Quem realmente são os Feios

O texto abaixo pode parecer apresentar tema diverso dos encontrados escritos por mim, também profissional de comunicação corporativa, além de cronista, contista e roteirista. Ledo equívoco. Tudo que referencia relacionamento humano e comunicação de ideias faz parte de minhas discussões. E o texto abaixo referencia uma das mais desprezíveis facetas da comunicação humana: o uso da (des)inteligência para transmitir ideias falsas de superioridade.

Recebi, há alguns dias, uma mensagem via e-mail de um amigo. No campo Assunto, constava a pergunta "Você acordou se sentindo feio hoje?" que me fez imaginar se referir a algumas palavras de incentivo que tanto pululam neste mundo virtual de frios fios que vão e vêm.
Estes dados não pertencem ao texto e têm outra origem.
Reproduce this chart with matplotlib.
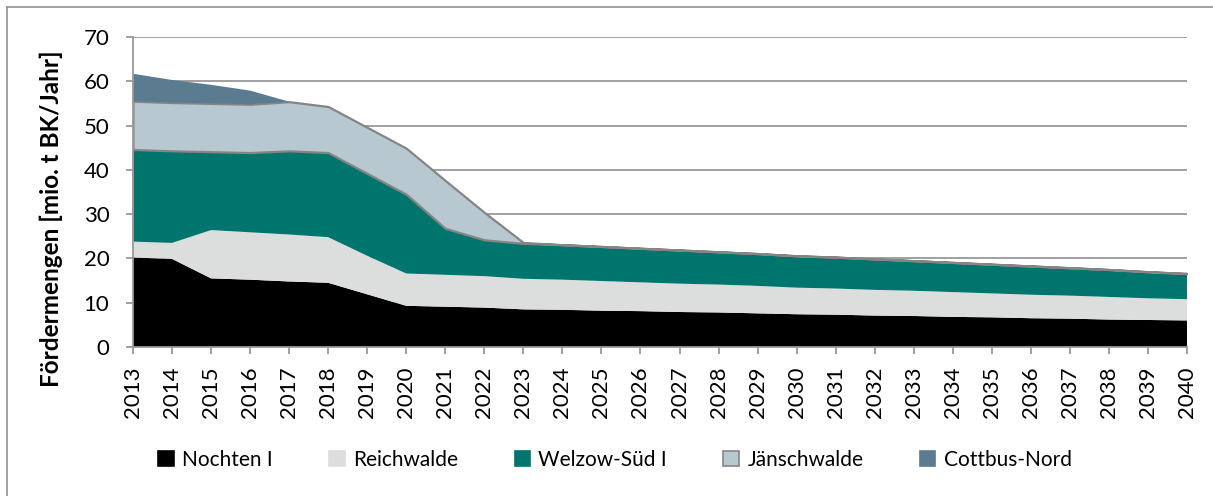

Entretanto, o que há na mensagem é uma série de fotografias de seres humanos cujo visual não condiz com o chamado padrão normal de beleza. Alguns, inclusive, com evidente mostra de problemas genéticos.

Passei a divagar sobre o assunto. Um silêncio não contumaz ganhou o espaço físico em que eu estava enquanto via as imagens. Eram realmente chocantes. E cruéis.

Não sou hipócrita a ponto de mencionar pena, não me vi sentindo um dó pelos seres humanos vistos nas fotografias – ainda porque são desconhecidos –, pois a fealdade de rostos e corpos é comum em todos os povos. O que realmente me chocou foi o uso de imagens como aquelas para menosprezo e humilhação da raça humana.

Sem pôr em pauta a questão da plástica estética em si tão reverenciada hoje em dia nesta civilização de culto à beleza ou a questão religiosa do "somos todos iguais" tão mal compreendida nesta civilização de antipensadores, convém analisar o fato de um ser humano ter se disposto a elencar imagens de outros seres humanos com o intuito de torná-las objeto de piada, asco, zombaria, algazarra. É de se perguntar em que parte da personalidade humana está a necessidade da segregação, a ânsia por formar grupos, a capacidade de se sentir bem ao tomar para si o direito de espezinhar um igual – igual, obviamente, não no sentido da aparência, mas da hombridade. Por trás do envio de imagens como aquelas, está a incapacidade do homem de ver o próprio interior e usá-lo como instrumento de estudo, de reconhecer sua pequenez e torná-la limite a ser ultrapassado.

É ultrajante saber que a natureza precisou de milênios para construir mecanismos cerebrais tão complexos dentro de nossas cabeças e que, a contar por comportamento como esse, falhou no projeto de alguns deles, pois estes parecem ainda precisar de outro tanto de tempo para se tornar algo admirável.

O histórico Circo dos Horrores não encerrou suas atividades. Ainda necessitamos dos considerados inferiores para que nos sintamos lisonjeados. Ainda precisamos de pobres e miseráveis para que nos sintamos filantropos especiais. Ainda enviamos escravos às arenas dos leões. Ainda admiramos concursos de beleza. Ainda enaltecemos a inteligência de homens públicos corruptos que conseguem se esquivar das cobranças públicas.

Cabeças como aquela que enviou a mensagem, e cabeças como as que certamente estão rindo ao vê-las, fazem que produtores de programas medíocres, que usam o elemento humano como foco de piadas, se considerem artistas e permaneçam produzindo cada vez mais mediocridade.